(What you should do) Write every line out verbatim and omit the pictures.

------ Source material

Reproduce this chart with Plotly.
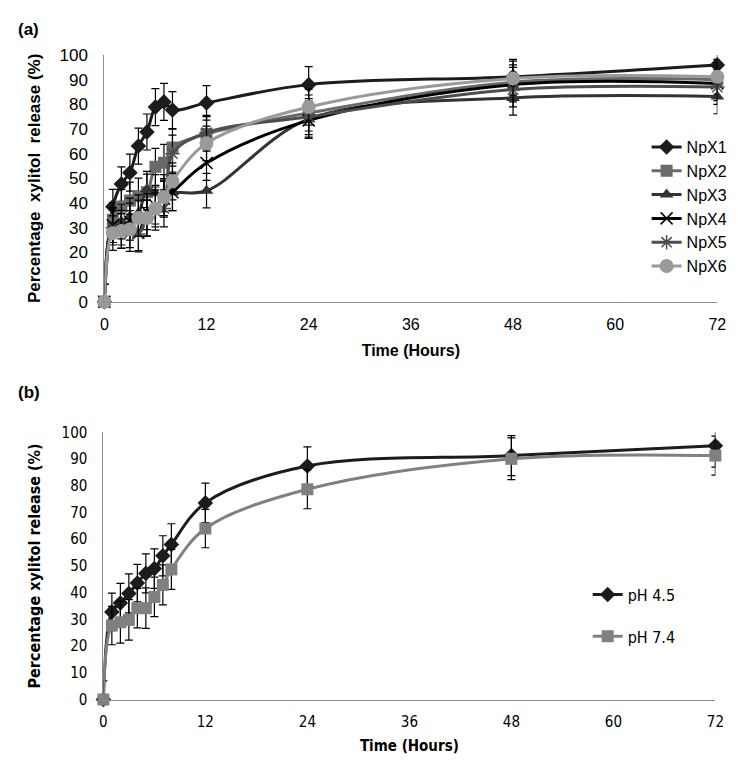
import plotly.graph_objects as go

# Sampling times (hours)
time_h = [0, 1, 2, 3, 4, 5, 6, 7, 8, 12, 24, 48, 72]

# Panel (a): release of each formulation (%)
npx1 = [0, 38.5, 47.7, 52.3, 63.1, 68.8, 78.9, 81.0, 77.7, 80.6, 88.0, 91.2, 96.0]
npx2 = [0, 33.2, 38.5, 41.0, 42.8, 44.4, 54.7, 56.3, 62.5, 68.0, 76.5, 89.0, 90.0]
npx3 = [0, 31.0, 32.5, 34.5, 36.0, 45.5, 44.0, 44.0, 44.4, 45.0, 74.0, 82.6, 83.2]
npx4 = [0, 31.0, 30.0, 32.5, 28.0, 36.5, 39.0, 41.8, 44.4, 56.2, 73.5, 88.0, 88.5]
npx5 = [0, 30.0, 28.6, 27.9, 27.5, 33.9, 36.5, 37.8, 60.0, 68.5, 75.0, 86.0, 87.0]
npx6 = [0, 27.8, 28.7, 29.4, 33.9, 33.9, 37.8, 42.4, 48.8, 64.2, 78.9, 90.5, 91.2]
err_a = [7, 7, 7, 7.5, 7.3, 7.3, 7.5, 7.5, 7.5, 7, 7.3, 7, 7]

# Panel (b): release at two pH values (%)
ph45 = [0, 32.8, 36.1, 39.7, 43.6, 47.2, 49.0, 53.8, 58.0, 73.6, 87.4, 91.3, 95.0]
ph74 = [0, 27.7, 28.9, 29.8, 34.2, 34.2, 38.4, 42.9, 48.7, 64.0, 78.7, 90.1, 91.3]
err_45 = [7, 7, 7.4, 7.3, 7, 7.3, 7.4, 7.5, 7.8, 7.4, 7.2, 7.5, 8]
err_74 = [0, 7.2, 7.8, 7.6, 7.4, 7.6, 7.4, 7.5, 7.5, 7.2, 7.3, 7.8, 7.3]

x_ticks = [0, 12, 24, 36, 48, 60, 72]

W, H = 738, 761
FONT_A = "Liberation Sans, Arial, sans-serif"
FONT_B = "Liberation Sans Narrow, DejaVu Sans Condensed, Liberation Sans, sans-serif"


def px_x(x):
    return x / W


def px_y(y):
    return 1 - y / H


series_a = [
    ("NpX1", npx1, "#1c1c1c", dict(symbol="diamond", size=12, color="#1c1c1c")),
    ("NpX2", npx2, "#6a6a6a", dict(symbol="square", size=12, color="#6a6a6a")),
    ("NpX3", npx3, "#333333", dict(symbol="triangle-up", size=12, color="#333333")),
    ("NpX4", npx4, "#000000", dict(symbol="x-thin-open", size=12, line=dict(color="#000000", width=1.5))),
    ("NpX5", npx5, "#4d4d4d", dict(symbol="asterisk-open", size=12, line=dict(color="#4d4d4d", width=1.5))),
    ("NpX6", npx6, "#9a9a9a", dict(symbol="circle", size=14, color="#9a9a9a")),
]

fig = go.Figure()

for name, vals, color, marker in series_a:
    fig.add_trace(go.Scatter(
        x=time_h, y=vals, name=name, mode="lines+markers",
        line=dict(color=color, width=3, shape="spline"),
        marker=marker, cliponaxis=False,
        error_y=dict(type="data", array=err_a, color="#000000", thickness=1.2, width=4),
        xaxis="x", yaxis="y", legend="legend",
    ))

series_b = [
    ("pH 4.5", ph45, err_45, "#1c1c1c", "diamond", 12),
    ("pH 7.4", ph74, err_74, "#808080", "square", 12),
]
for i, (name, vals, err, color, symbol, size) in enumerate(series_b):
    fig.add_trace(go.Scatter(
        x=time_h, y=vals, name=name, mode="lines+markers",
        line=dict(color=color, width=3, shape="spline"),
        marker=dict(symbol=symbol, size=size, color=color), cliponaxis=False,
        error_y=dict(type="data", array=err, color="#000000", thickness=1.2, width=4),
        xaxis="x2", yaxis="y2", legend="legend2", legendgroup=f"g{i}",
    ))

axis_common = dict(
    range=[0, 100], dtick=10, showgrid=False, zeroline=False,
    showline=True, linecolor="#8c8c8c", linewidth=1, ticks="",
)

fig.update_layout(
    width=W, height=H,
    margin=dict(l=0, r=0, t=0, b=0),
    plot_bgcolor="white", paper_bgcolor="white",
    xaxis=dict(
        domain=[px_x(94), px_x(718)], anchor="y", range=[0, 72],
        tickvals=x_ticks, showgrid=False, zeroline=False,
        showline=True, linecolor="#8c8c8c", linewidth=1, ticks="",
        ticklabelstandoff=8,
        tickfont=dict(family=FONT_A, size=16, color="#000000"),
        title=dict(text="<b>Time (Hours)</b>", standoff=12,
                   font=dict(family=FONT_A, size=16, color="#000000")),
    ),
    yaxis=dict(
        domain=[px_y(292), px_y(39)], anchor="x",
        ticklabelstandoff=12,
        tickfont=dict(family=FONT_A, size=17, color="#000000"),
        title=dict(text="<b>Percentage\u00a0 xylitol\u00a0 release (%)</b>", standoff=14,
                   font=dict(family=FONT_A, size=17, color="#000000")),
        **axis_common,
    ),
    xaxis2=dict(
        domain=[px_x(93), px_x(716)], anchor="y2", range=[0, 72],
        tickvals=x_ticks, showgrid=False, zeroline=False,
        showline=True, linecolor="#8c8c8c", linewidth=1, ticks="",
        ticklabelstandoff=8,
        tickfont=dict(family=FONT_B, size=15, color="#000000"),
        title=dict(text="<b>Time (Hours)</b>", standoff=10,
                   font=dict(family=FONT_B, size=15, color="#000000")),
    ),
    yaxis2=dict(
        domain=[px_y(700), px_y(426)], anchor="x2",
        ticklabelstandoff=12,
        tickfont=dict(family=FONT_B, size=15, color="#000000"),
        title=dict(text="<b>Percentage xylitol release (%)</b>", standoff=16,
                   font=dict(family=FONT_B, size=16, color="#000000")),
        **axis_common,
    ),
    legend=dict(
        x=px_x(646), y=px_y(116), xanchor="left", yanchor="top",
        bgcolor="rgba(0,0,0,0)", itemwidth=30, tracegroupgap=0,
        font=dict(family=FONT_A, size=16, color="#000000"),
    ),
    legend2=dict(
        x=px_x(586), y=px_y(575), xanchor="left", yanchor="top",
        bgcolor="rgba(0,0,0,0)", itemwidth=30, traceorder="grouped", tracegroupgap=18,
        font=dict(family=FONT_B, size=16, color="#000000"),
    ),
    annotations=[
        dict(text="<b>(a)</b>", x=px_x(4), y=px_y(13), xref="paper", yref="paper",
             xanchor="left", yanchor="middle", showarrow=False,
             font=dict(family=FONT_A, size=17, color="#000000")),
        dict(text="<b>(b)</b>", x=px_x(4), y=px_y(385), xref="paper", yref="paper",
             xanchor="left", yanchor="middle", showarrow=False,
             font=dict(family=FONT_A, size=17, color="#000000")),
    ],
)

fig.write_html("out.html")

------------

(Written answer)
Reproduce this chart with Plotly.
import plotly.graph_objects as go

# Sampling times (hours)
time_h = [0, 1, 2, 3, 4, 5, 6, 7, 8, 12, 24, 48, 72]

# Panel (a): release of each formulation (%)
npx1 = [0, 38.5, 47.7, 52.3, 63.1, 68.8, 78.9, 81.0, 77.7, 80.6, 88.0, 91.2, 96.0]
npx2 = [0, 33.2, 38.5, 41.0, 42.8, 44.4, 54.7, 56.3, 62.5, 68.0, 76.5, 89.0, 90.0]
npx3 = [0, 31.0, 32.5, 34.5, 36.0, 45.5, 44.0, 44.0, 44.4, 45.0, 74.0, 82.6, 83.2]
npx4 = [0, 31.0, 30.0, 32.5, 28.0, 36.5, 39.0, 41.8, 44.4, 56.2, 73.5, 88.0, 88.5]
npx5 = [0, 30.0, 28.6, 27.9, 27.5, 33.9, 36.5, 37.8, 60.0, 68.5, 75.0, 86.0, 87.0]
npx6 = [0, 27.8, 28.7, 29.4, 33.9, 33.9, 37.8, 42.4, 48.8, 64.2, 78.9, 90.5, 91.2]
err_a = [7, 7, 7, 7.5, 7.3, 7.3, 7.5, 7.5, 7.5, 7, 7.3, 7, 7]

# Panel (b): release at two pH values (%)
ph45 = [0, 32.8, 36.1, 39.7, 43.6, 47.2, 49.0, 53.8, 58.0, 73.6, 87.4, 91.3, 95.0]
ph74 = [0, 27.7, 28.9, 29.8, 34.2, 34.2, 38.4, 42.9, 48.7, 64.0, 78.7, 90.1, 91.3]
err_45 = [7, 7, 7.4, 7.3, 7, 7.3, 7.4, 7.5, 7.8, 7.4, 7.2, 7.5, 8]
err_74 = [0, 7.2, 7.8, 7.6, 7.4, 7.6, 7.4, 7.5, 7.5, 7.2, 7.3, 7.8, 7.3]

x_ticks = [0, 12, 24, 36, 48, 60, 72]

W, H = 738, 761
FONT_A = "Liberation Sans, Arial, sans-serif"
FONT_B = "Liberation Sans Narrow, DejaVu Sans Condensed, Liberation Sans, sans-serif"


def px_x(x):
    return x / W


def px_y(y):
    return 1 - y / H


series_a = [
    ("NpX1", npx1, "#1c1c1c", dict(symbol="diamond", size=12, color="#1c1c1c")),
    ("NpX2", npx2, "#6a6a6a", dict(symbol="square", size=12, color="#6a6a6a")),
    ("NpX3", npx3, "#333333", dict(symbol="triangle-up", size=12, color="#333333")),
    ("NpX4", npx4, "#000000", dict(symbol="x-thin-open", size=12, line=dict(color="#000000", width=1.5))),
    ("NpX5", npx5, "#4d4d4d", dict(symbol="asterisk-open", size=12, line=dict(color="#4d4d4d", width=1.5))),
    ("NpX6", npx6, "#9a9a9a", dict(symbol="circle", size=14, color="#9a9a9a")),
]

fig = go.Figure()

for name, vals, color, marker in series_a:
    fig.add_trace(go.Scatter(
        x=time_h, y=vals, name=name, mode="lines+markers",
        line=dict(color=color, width=3, shape="spline"),
        marker=marker, cliponaxis=False,
        error_y=dict(type="data", array=err_a, color="#000000", thickness=1.2, width=4),
        xaxis="x", yaxis="y", legend="legend",
    ))

series_b = [
    ("pH 4.5", ph45, err_45, "#1c1c1c", "diamond", 12),
    ("pH 7.4", ph74, err_74, "#808080", "square", 12),
]
for i, (name, vals, err, color, symbol, size) in enumerate(series_b):
    fig.add_trace(go.Scatter(
        x=time_h, y=vals, name=name, mode="lines+markers",
        line=dict(color=color, width=3, shape="spline"),
        marker=dict(symbol=symbol, size=size, color=color), cliponaxis=False,
        error_y=dict(type="data", array=err, color="#000000", thickness=1.2, width=4),
        xaxis="x2", yaxis="y2", legend="legend2", legendgroup=f"g{i}",
    ))

axis_common = dict(
    range=[0, 100], dtick=10, showgrid=False, zeroline=False,
    showline=True, linecolor="#8c8c8c", linewidth=1, ticks="",
)

fig.update_layout(
    width=W, height=H,
    margin=dict(l=0, r=0, t=0, b=0),
    plot_bgcolor="white", paper_bgcolor="white",
    xaxis=dict(
        domain=[px_x(94), px_x(718)], anchor="y", range=[0, 72],
        tickvals=x_ticks, showgrid=False, zeroline=False,
        showline=True, linecolor="#8c8c8c", linewidth=1, ticks="",
        ticklabelstandoff=8,
        tickfont=dict(family=FONT_A, size=16, color="#000000"),
        title=dict(text="<b>Time (Hours)</b>", standoff=12,
                   font=dict(family=FONT_A, size=16, color="#000000")),
    ),
    yaxis=dict(
        domain=[px_y(292), px_y(39)], anchor="x",
        ticklabelstandoff=12,
        tickfont=dict(family=FONT_A, size=17, color="#000000"),
        title=dict(text="<b>Percentage\u00a0 xylitol\u00a0 release (%)</b>", standoff=14,
                   font=dict(family=FONT_A, size=17, color="#000000")),
        **axis_common,
    ),
    xaxis2=dict(
        domain=[px_x(93), px_x(716)], anchor="y2", range=[0, 72],
        tickvals=x_ticks, showgrid=False, zeroline=False,
        showline=True, linecolor="#8c8c8c", linewidth=1, ticks="",
        ticklabelstandoff=8,
        tickfont=dict(family=FONT_B, size=15, color="#000000"),
        title=dict(text="<b>Time (Hours)</b>", standoff=10,
                   font=dict(family=FONT_B, size=15, color="#000000")),
    ),
    yaxis2=dict(
        domain=[px_y(700), px_y(426)], anchor="x2",
        ticklabelstandoff=12,
        tickfont=dict(family=FONT_B, size=15, color="#000000"),
        title=dict(text="<b>Percentage xylitol release (%)</b>", standoff=16,
                   font=dict(family=FONT_B, size=16, color="#000000")),
        **axis_common,
    ),
    legend=dict(
        x=px_x(646), y=px_y(116), xanchor="left", yanchor="top",
        bgcolor="rgba(0,0,0,0)", itemwidth=30, tracegroupgap=0,
        font=dict(family=FONT_A, size=16, color="#000000"),
    ),
    legend2=dict(
        x=px_x(586), y=px_y(575), xanchor="left", yanchor="top",
        bgcolor="rgba(0,0,0,0)", itemwidth=30, traceorder="grouped", tracegroupgap=18,
        font=dict(family=FONT_B, size=16, color="#000000"),
    ),
    annotations=[
        dict(text="<b>(a)</b>", x=px_x(4), y=px_y(13), xref="paper", yref="paper",
             xanchor="left", yanchor="middle", showarrow=False,
             font=dict(family=FONT_A, size=17, color="#000000")),
        dict(text="<b>(b)</b>", x=px_x(4), y=px_y(385), xref="paper", yref="paper",
             xanchor="left", yanchor="middle", showarrow=False,
             font=dict(family=FONT_A, size=17, color="#000000")),
    ],
)

fig.write_html("out.html")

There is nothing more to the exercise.